District Attorney Hays Webb, whose office presented the case to the grand jury, confirmed the No Bill handed down in the case to Tuscaloosa Patch and could say little on the record apart from raising the possibility that — as in all criminal cases — additional evidence discovered in the future could still be presented to the grand jury and result in an indictment.
"This No Bill is no different from any other," he said. "It's final, absent additional evidence."
Kristy Herring, the younger sister of Stewart, told Patch her family was disappointed in the result and pointed to the inexperience of the district attorney's prosecutor and a failure of the investigators to articulate the basic facts of the evidence that could have led to an indictment.
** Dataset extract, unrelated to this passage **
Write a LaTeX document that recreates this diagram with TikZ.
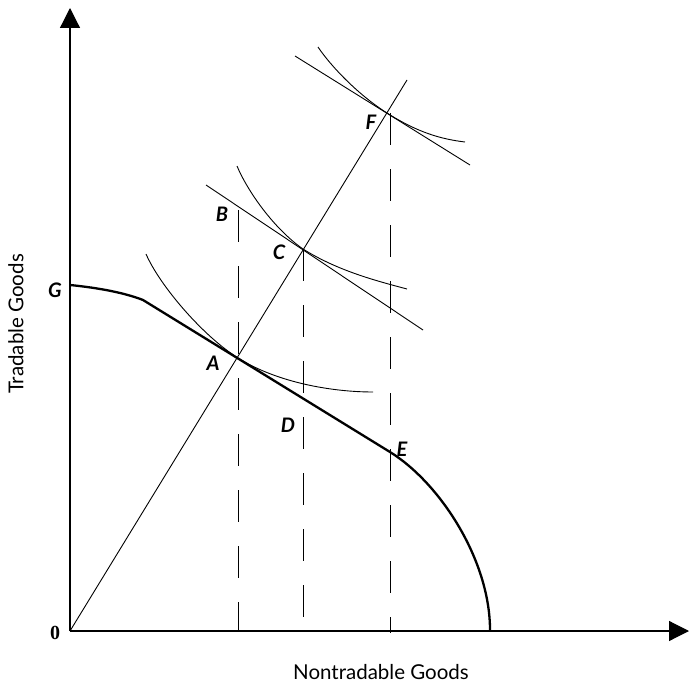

"The big thing is the ball was dropped here," she said. "There's so many signs that [Braxton] is wrong and for the Tuscaloosa Police Department, it's their job to work the case and document the evidence and obviously somebody dropped the ball. You've already failed the family, so at least charge him with the crimes he committed."
Herring went on to explain the pain her family is living through — more than a year later and at the holidays, with her sister's five children having to endure the season without a mother.
"My Mom thought she had a little bit of closure thinking he was going to jail, somebody killed your kid and they're not even going to jail for it," she said. "Five kids — a total of 10 kids don't have their parents, then the cops just fail you. What are they really getting paid to do? For people to not investigate and do their jobs. I just couldn't imagine that there are other families that have gone through this."